To understand it, you have to realise how important the Ryder Cup is to the European Tour, one of the controlling organisers. As ESPN reported this week, the Ryder Cup essentially subsidises the European Tour’s running costs for the years in which there is no competition.

As Bob Harig wrote:

"

In simple terms, the European Tour loses money in non-Ryder Cup years, makes a tidy profit in years the event is played in the United States and then hits the lottery in years the tournament is staged in Europe.

Earlier this year, Golfweek reported that the European Tour made more than 14 million pounds in pre-tax profit in 2010, the last time the Ryder Cup was staged in Europe.

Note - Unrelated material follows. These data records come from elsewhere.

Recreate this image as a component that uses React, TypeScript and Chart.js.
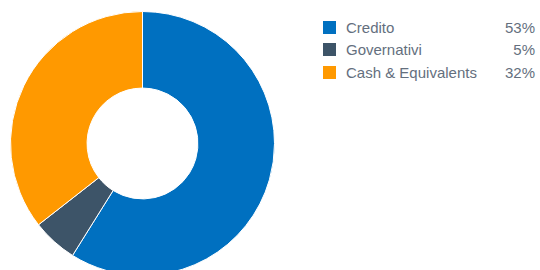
import React, { useEffect, useRef } from "react";
import { Chart, registerables } from "chart.js";

Chart.register(...registerables);

const labels = ["Credito", "Governativi", "Cash & Equivalents"];
const values = [53, 5, 32];
const colors = ["#0070C0", "#3D5468", "#FF9900"];

export default function App() {
  const ref = useRef<HTMLCanvasElement>(null);
  useEffect(() => {
    document.body.style.margin = "0";
    document.body.style.overflow = "hidden";
    const chart = new Chart(ref.current!, {
      type: "doughnut",
      data: {
        labels,
        datasets: [
          {
            data: values,
            backgroundColor: colors,
            borderColor: "#ffffff",
            borderWidth: 1,
          },
        ],
      },
      options: {
        animation: false,
        responsive: false,
        cutout: "42%",
        layout: { padding: 0 },
        plugins: { legend: { display: false }, tooltip: { enabled: false } },
      },
    });
    return () => chart.destroy();
  }, []);

  return (
    <div style={{ position: "relative", width: 540, height: 270, background: "#fff", overflow: "hidden" }}>
      <canvas ref={ref} width={265} height={265} style={{ position: "absolute", left: 10, top: 11, width: 265, height: 265 }} />
      <div style={{ position: "absolute", left: 323, top: 16, width: 212, fontFamily: "'Liberation Sans', Arial, sans-serif", fontSize: 15, color: "#646F7E" }}>
        {labels.map((l, i) => (
          <div key={l} style={{ display: "flex", alignItems: "center", height: 22.5 }}>
            <span style={{ width: 13, height: 13, background: colors[i], marginRight: 10, flex: "none" }} />
            <span style={{ flex: 1 }}>{l}</span>
            <span>{values[i]}%</span>
          </div>
        ))}
      </div>
    </div>
  );
}
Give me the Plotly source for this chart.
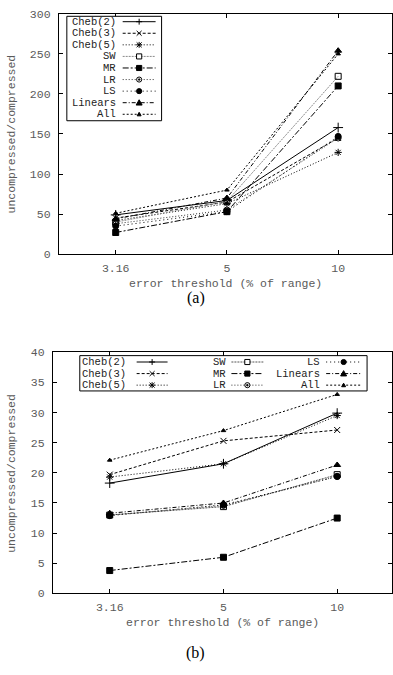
import plotly.graph_objects as go

W, H = 393, 675

categories = ["3.16", "5", "10"]
series_names = ["Cheb(2)", "Cheb(3)", "Cheb(5)", "SW", "MR", "LR", "LS", "Linears", "All"]

# panel (a) values
cheb2_a = [49, 67, 158]
cheb3_a = [45, 65, 145]
cheb5_a = [42, 63, 127]
sw_a = [40, 66, 222]
mr_a = [27, 53, 210]
lr_a = [38, 55, 145]
ls_a = [35, 53, 147]
linears_a = [44, 70, 254]
all_a = [51, 80, 250]

# panel (b) values
cheb2_b = [18.3, 21.5, 29.9]
cheb3_b = [19.7, 25.3, 27.1]
cheb5_b = [19.3, 21.5, 29.5]
sw_b = [13.0, 14.4, 19.7]
mr_b = [3.8, 6.0, 12.5]
lr_b = [13.0, 14.6, 19.4]
ls_b = [12.9, 14.7, 19.4]
linears_b = [13.3, 15.0, 21.3]
all_b = [22.1, 27.0, 33.0]

y_ticks_a = [0, 50, 100, 150, 200, 250, 300]
y_ticks_b = [0, 5, 10, 15, 20, 25, 30, 35, 40]

values_a = [cheb2_a, cheb3_a, cheb5_a, sw_a, mr_a, lr_a, ls_a, linears_a, all_a]
values_b = [cheb2_b, cheb3_b, cheb5_b, sw_b, mr_b, lr_b, ls_b, linears_b, all_b]

styles = [
    dict(dash="solid", color="#000000", symbol="cross-thin", size=7, mk="plus"),
    dict(dash="3px,2px", color="#000000", symbol="x-thin", size=6, mk="x"),
    dict(dash="1px,2px", color="#000000", symbol="asterisk", size=6, mk="star"),
    dict(dash="2px,1px", color="#8a8a8a", symbol="square-open", size=6, mk="sqo"),
    dict(dash="6px,2px,2px,2px", color="#000000", symbol="square", size=6, mk="sq"),
    dict(dash="1px,2px", color="#333333", symbol="circle-open-dot", size=6, mk="cio"),
    dict(dash="1px,3px", color="#000000", symbol="circle", size=6, mk="ci"),
    dict(dash="4px,2px,1px,2px", color="#000000", symbol="triangle-up", size=6, mk="tri"),
    dict(dash="2px,2px", color="#000000", symbol="triangle-up", size=4, mk="tris"),
]

MONO = "Liberation Mono"
GREY = "#5a5a5a"

fig = go.Figure()

for panel, vals in (("a", values_a), ("b", values_b)):
    xa = "x" if panel == "a" else "x2"
    ya = "y" if panel == "a" else "y2"
    for name, v, st in zip(series_names, vals, styles):
        lc = st["color"] if panel == "a" else ("#555555" if name == "SW" else st["color"])
        fig.add_trace(go.Scatter(
            x=categories, y=v, mode="lines+markers", name=name, showlegend=False,
            xaxis=xa, yaxis=ya,
            line=dict(color=lc, width=1, dash=st["dash"]),
            marker=dict(symbol=st["symbol"], size=st["size"], color="#000000",
                        line=dict(color="#000000", width=1)),
        ))


def px_x(p):
    return p / W


def px_y(p):
    return 1 - p / H


axis_common = dict(
    showline=True, linecolor="#000000", linewidth=1, mirror="ticks",
    ticks="inside", ticklen=4, tickcolor="#000000", showgrid=False, zeroline=False,
    tickfont=dict(family=MONO, size=11.5, color=GREY),
)

fig.update_layout(
    width=W, height=H, margin=dict(l=0, r=0, t=0, b=0),
    plot_bgcolor="white", paper_bgcolor="white", showlegend=False,
    xaxis=dict(domain=[px_x(59), 1], type="category", range=[-0.511, 2.484],
               anchor="y", ticklabelstandoff=3, **axis_common),
    yaxis=dict(domain=[px_y(253), px_y(8)], range=[0, 300], tickvals=y_ticks_a,
               anchor="x", ticklabelstandoff=5, **axis_common),
    xaxis2=dict(domain=[px_x(53), 1], type="category", range=[-0.5, 2.482],
                anchor="y2", ticklabelstandoff=3, **axis_common),
    yaxis2=dict(domain=[px_y(599), px_y(353)], range=[0, 40], tickvals=y_ticks_b,
                anchor="x2", ticklabelstandoff=5, **axis_common),
)

annotations = []
shapes = []


def text(xp, yp, s, size=11.5, color=GREY, family=MONO, xanchor="center", angle=0):
    annotations.append(dict(x=px_x(xp), y=px_y(yp), xref="paper", yref="paper", text=s,
                            showarrow=False, xanchor=xanchor, yanchor="middle", borderpad=0,
                            textangle=angle, font=dict(family=family, size=size, color=color)))


# axis titles and captions
text(226, 283, "error threshold (% of range)")
text(223, 629, "error threshold (% of range)")
text(12, 130, "uncompressed/compressed", angle=-90)
text(12, 476, "uncompressed/compressed", angle=-90)
text(196, 298, "(a)", size=16, color="#000000", family="Liberation Serif")
text(196, 660, "(b)", size=16, color="#000000", family="Liberation Serif")


def marker_shapes(cx, cy, kind):
    r = 2.6
    X = lambda v: px_x(v)
    Y = lambda v: px_y(v)
    blk = dict(color="#000000", width=1)
    if kind in ("plus", "star"):
        shapes.append(dict(type="path", xref="paper", yref="paper", line=blk,
                           path=f"M {X(cx-3)},{Y(cy)} L {X(cx+3)},{Y(cy)} M {X(cx)},{Y(cy-3)} L {X(cx)},{Y(cy+3)}"))
    if kind in ("x", "star"):
        shapes.append(dict(type="path", xref="paper", yref="paper", line=blk,
                           path=f"M {X(cx-2.5)},{Y(cy-2.5)} L {X(cx+2.5)},{Y(cy+2.5)} M {X(cx-2.5)},{Y(cy+2.5)} L {X(cx+2.5)},{Y(cy-2.5)}"))
    if kind in ("sqo", "sq"):
        shapes.append(dict(type="rect", xref="paper", yref="paper", line=blk,
                           fillcolor="#000000" if kind == "sq" else "white",
                           x0=X(cx-r), x1=X(cx+r), y0=Y(cy+r), y1=Y(cy-r)))
    if kind in ("cio", "ci"):
        shapes.append(dict(type="circle", xref="paper", yref="paper", line=blk,
                           fillcolor="#000000" if kind == "ci" else "white",
                           x0=X(cx-r), x1=X(cx+r), y0=Y(cy+r), y1=Y(cy-r)))
        if kind == "cio":
            shapes.append(dict(type="circle", xref="paper", yref="paper", line=blk,
                               fillcolor="#000000",
                               x0=X(cx-0.8), x1=X(cx+0.8), y0=Y(cy+0.8), y1=Y(cy-0.8)))
    if kind in ("tri", "tris"):
        t = 3 if kind == "tri" else 2
        shapes.append(dict(type="path", xref="paper", yref="paper", line=blk,
                           fillcolor="#000000",
                           path=f"M {X(cx-t)},{Y(cy+t*0.8)} L {X(cx+t)},{Y(cy+t*0.8)} L {X(cx)},{Y(cy-t)} Z"))


def legend_entry(text_right, sx0, sx1, yy, name, st, lcolor=None):
    text(text_right, yy, name, size=10.5, color="#222222", xanchor="right")
    shapes.append(dict(type="line", xref="paper", yref="paper",
                       x0=px_x(sx0), x1=px_x(sx1), y0=px_y(yy), y1=px_y(yy),
                       line=dict(color=lcolor or st["color"], width=1, dash=st["dash"])))
    marker_shapes((sx0 + sx1) / 2, yy, st["mk"])


# legend (a): single column box
shapes.append(dict(type="rect", xref="paper", yref="paper", line=dict(color="#000000", width=1),
                   fillcolor="white", x0=px_x(67), x1=px_x(162), y0=px_y(117), y1=px_y(10.5)))
for i, (name, st) in enumerate(zip(series_names, styles)):
    legend_entry(117, 123, 156, 16 + i * 11.8, name, st)

# legend (b): three columns
shapes.append(dict(type="rect", xref="paper", yref="paper", line=dict(color="#000000", width=1),
                   fillcolor="white", x0=px_x(80), x1=px_x(368), y0=px_y(392.5), y1=px_y(356.5)))
cols = [(127.5, 137, 168), (227.5, 232, 264), (322, 327, 362)]
for i, (name, st) in enumerate(zip(series_names, styles)):
    c = cols[i // 3]
    yy = 363 + (i % 3) * 11.8
    legend_entry(c[0], c[1], c[2], yy, name, st, lcolor="#555555" if name == "SW" else None)

fig.update_layout(annotations=annotations, shapes=shapes)
fig.write_html("out.html", config={"displayModeBar": False},
               post_script="document.body.style.margin='0';document.body.style.overflow='hidden';")
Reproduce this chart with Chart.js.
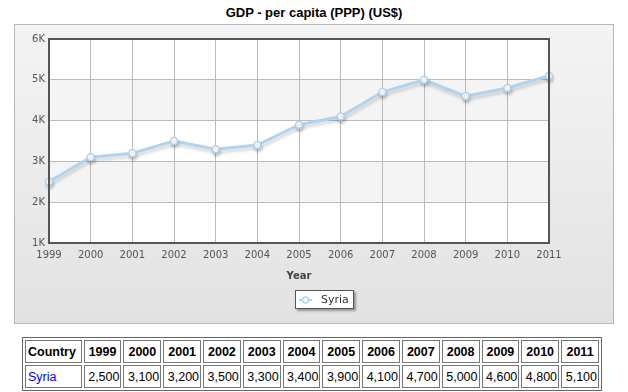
<!DOCTYPE html>
<html>
<head>
<meta charset="utf-8">
<script src="https://cdn.jsdelivr.net/npm/chart.js@4.4.1/dist/chart.umd.min.js"></script>
<style>
  body { margin: 0; background: #fff; width: 628px; height: 392px; position: relative; overflow: hidden; }
  #title { position: absolute; left: 0; top: 5px; width: 628px; text-align: center;
           font: bold 13px "Liberation Sans", Arial, sans-serif; color: #000; }
  #gdp { position: absolute; left: 0; top: 0; }
  table { position: absolute; left: 22px; top: 337px; width: 580px; border-collapse: separate; border-spacing: 2px;
          border: 1px solid #666; font: 12.5px "Liberation Sans", Arial, sans-serif; }
  td, th { border: 1px solid #777; padding: 1px 1px; height: 19px; text-align: right; }
  th { font-weight: bold; text-align: center; }
  th.c, td.c { text-align: left; padding-left: 2px; }
  td.c { color: #00f; }
</style>
</head>
<body>
<div id="title">GDP - per capita (PPP) (US$)</div>
<canvas id="gdp" width="628" height="330"></canvas>
<table id="tbl"></table>
<script>
const years = ['1999', '2000', '2001', '2002', '2003', '2004', '2005', '2006', '2007', '2008', '2009', '2010', '2011'];
const syria = [2500, 3100, 3200, 3500, 3300, 3400, 3900, 4100, 4700, 5000, 4600, 4800, 5100];
const yTicks = [1000, 2000, 3000, 4000, 5000, 6000];
const seriesName = 'Syria';
const lineColor = '#b0d3ee';

// data table under the chart
const tbl = document.getElementById('tbl');
let head = '<tr><th class="c">Country</th>' + years.map(y => '<th>' + y + '</th>').join('') + '</tr>';
let row = '<tr><td class="c">' + seriesName + '</td>' + syria.map(v => '<td>' + v.toLocaleString('en-US') + '</td>').join('') + '</tr>';
tbl.innerHTML = head + row;

const panelBg = {
    id: 'panelBg',
    beforeDraw(chart) {
        const ctx = chart.ctx;
        const area = chart.chartArea;
        ctx.save();
        const g = ctx.createLinearGradient(0, 24, 0, 324);
        g.addColorStop(0, '#f4f4f4');
        g.addColorStop(1, '#e2e2e2');
        ctx.fillStyle = g;
        ctx.fillRect(14.5, 24.5, 599, 299);
        ctx.strokeStyle = '#b8b8b8';
        ctx.lineWidth = 1;
        ctx.strokeRect(14.5, 24.5, 599, 299);
        // alternating bands
        const ys = chart.scales.y;
        for (let i = 0; i < yTicks.length - 1; i++) {
            const top = ys.getPixelForValue(yTicks[i + 1]);
            const bot = ys.getPixelForValue(yTicks[i]);
            ctx.fillStyle = (i % 2 === 0) ? '#ffffff' : '#f4f4f4';
            ctx.fillRect(area.left, top, area.right - area.left, bot - top);
        }
        ctx.restore();
    },
    beforeDatasetDraw(chart) {
        const ctx = chart.ctx;
        ctx.save();
        ctx.shadowColor = 'rgba(0,0,0,0.16)';
        ctx.shadowOffsetX = 1;
        ctx.shadowOffsetY = 3;
        ctx.shadowBlur = 3;
    },
    afterDatasetDraw(chart) {
        chart.ctx.restore();
    },
    afterDraw(chart) {
        const ctx = chart.ctx;
        const a = chart.chartArea;
        ctx.save();
        ctx.strokeStyle = '#555';
        ctx.lineWidth = 2;
        ctx.strokeRect(a.left, a.top, a.right - a.left, a.bottom - a.top);
        // legend box
        const lx = 295, ly = 290, lw = 59, lh = 19;
        ctx.shadowColor = 'rgba(0,0,0,0.35)';
        ctx.shadowOffsetX = 2;
        ctx.shadowOffsetY = 2;
        ctx.shadowBlur = 2;
        ctx.fillStyle = '#fff';
        ctx.fillRect(lx, ly, lw, lh);
        ctx.shadowColor = 'transparent';
        ctx.strokeStyle = '#555';
        ctx.lineWidth = 1;
        ctx.strokeRect(lx + 0.5, ly + 0.5, lw - 1, lh - 1);
        ctx.strokeStyle = lineColor;
        ctx.lineWidth = 2;
        ctx.beginPath();
        ctx.moveTo(lx + 4, ly + 10);
        ctx.lineTo(lx + 17, ly + 10);
        ctx.stroke();
        ctx.fillStyle = '#fff';
        ctx.lineWidth = 1.5;
        ctx.beginPath();
        ctx.arc(lx + 10.5, ly + 10, 3, 0, Math.PI * 2);
        ctx.fill();
        ctx.stroke();
        ctx.fillStyle = '#333';
        ctx.font = '11px "DejaVu Sans", Verdana, sans-serif';
        ctx.textBaseline = 'middle';
        ctx.fillText(seriesName, lx + 26, ly + 10);
        ctx.restore();
    }
};

new Chart(document.getElementById('gdp'), {
    type: 'line',
    data: {
        labels: years,
        datasets: [{
            label: seriesName,
            data: syria,
            borderColor: lineColor,
            borderWidth: 3,
            backgroundColor: '#fff',
            pointBackgroundColor: '#fff',
            pointBorderColor: lineColor,
            pointBorderWidth: 1.5,
            pointRadius: 3.5,
            tension: 0
        }]
    },
    options: {
        responsive: false,
        animation: false,
        layout: { padding: { left: 0, right: 79, top: 39, bottom: 42 } },
        plugins: {
            legend: { display: false },
            tooltip: { enabled: false }
        },
        scales: {
            x: {
                offset: false,
                afterFit(s) { s.height = 45; },
                grid: { color: '#bbb', drawTicks: false },
                border: { display: false },
                ticks: { color: '#555', padding: 6, maxRotation: 0, autoSkip: false,
                         font: { family: '"DejaVu Sans", Verdana, sans-serif', size: 10 } },
                title: { display: true, text: 'Year', color: '#444', padding: { top: 0, bottom: 6 },
                         font: { family: '"DejaVu Sans", Verdana, sans-serif', size: 10, weight: 'bold' } }
            },
            y: {
                min: 1000,
                max: 6000,
                afterFit(s) { s.width = 49; },
                afterBuildTicks(s) { s.ticks = yTicks.map(v => ({ value: v })); },
                grid: { color: '#bbb', drawTicks: false },
                border: { display: false },
                ticks: { color: '#555', padding: 4,
                         font: { family: '"DejaVu Sans", Verdana, sans-serif', size: 10 },
                         callback: v => (v / 1000) + 'K' }
            }
        }
    },
    plugins: [panelBg]
});
</script>
</body>
</html>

A year later, when there was no Ryder Cup, it lost more than 2.2 million pounds.

"
AUCHTERARDER, SCOTLAND - SEPTEMBER 27:  Europe fans wear Rory McIlroy and Sergio Garcia masks during the Afternoon Foursomes of the 2014 Ryder Cup on the PGA Centenary course at the Gleneagles Hotel on September 27, 2014 in Auchterarder, Scotland.  (Photo

With the event so important to organisers, maximising revenue streams—tickets, corporate sales, merchandising—becomes vitally important. This is made harder by the relative lack of golf to actually sell (unlike the four majors it is only a three-day event, while the 28 matches overall equates to about a morning’s play at any one of them).

With that in mind, the fact that 250,000 fans are expected to walk the course this week, a figure better than most Opens, speaks to some impressively creative planning. It speaks to sacrificing the quality of the course to pick one with bigger and better viewing areas; the Centenary course has natural amphitheatres at nearly every hole, allowing many more spectators than the average links course to get a view of the action.

That is why around 10,000 could (and did) surround the first hole in the early hours of Friday morning, and why another five-figure crowd was able to flank the par-five 16th on Saturday morning when Rory McIlroy and Ian Poulter’s enthralling fourball against Rickie Fowler and Jimmy Walker was the only match on the course. Even in general, the galleries are deeper than at any major championship, bar perhaps the last few holes on a Sunday.

The trade-off in that dynamic is the quality of the course. On Friday, strong winds made the conditions very difficult for players—with putting and chipping invariably making the scoring poorer than some expected. The weather was creating the test, rather than the track.

On Saturday, however, with slightly warmer temperatures and calmer conditions, the players exposed the golf course for the rather straightforward challenge it is. The first match of the day saw records tumble; Justin Rose and Henrik Stenson were 12-under in their 3&2 fourballs win, with Bubba Watson and Matt Kuchar’s nine-under effort making it the lowest combined match score in tournament history.

“What a team,” Kuchar said of the European duo. “It was impressive what they were doing, just birdie after birdie.

“I think we counted 10 in a row—awfully tough to beat that.”

More and more red numbers followed—even in the afternoon foursomes, a format that does not traditionally lend itself to comfortable scoring. When the wind is down, for the players it becomes target golf of the easiest kind. It is a bland canvas, with the players creating the drama themselves.

That flurry of scoring helped to bolster an already energetic atmosphere, with roars erupting around the course as players from each side responded with punch and counter-punch. When the final fourball of the morning reached the 18th the crowd were in full voice, thanks in part to Ian Poulter’s chip-in (for a half) at the 15th and subsequent birdie (to get the match back to A/S) at the 16th.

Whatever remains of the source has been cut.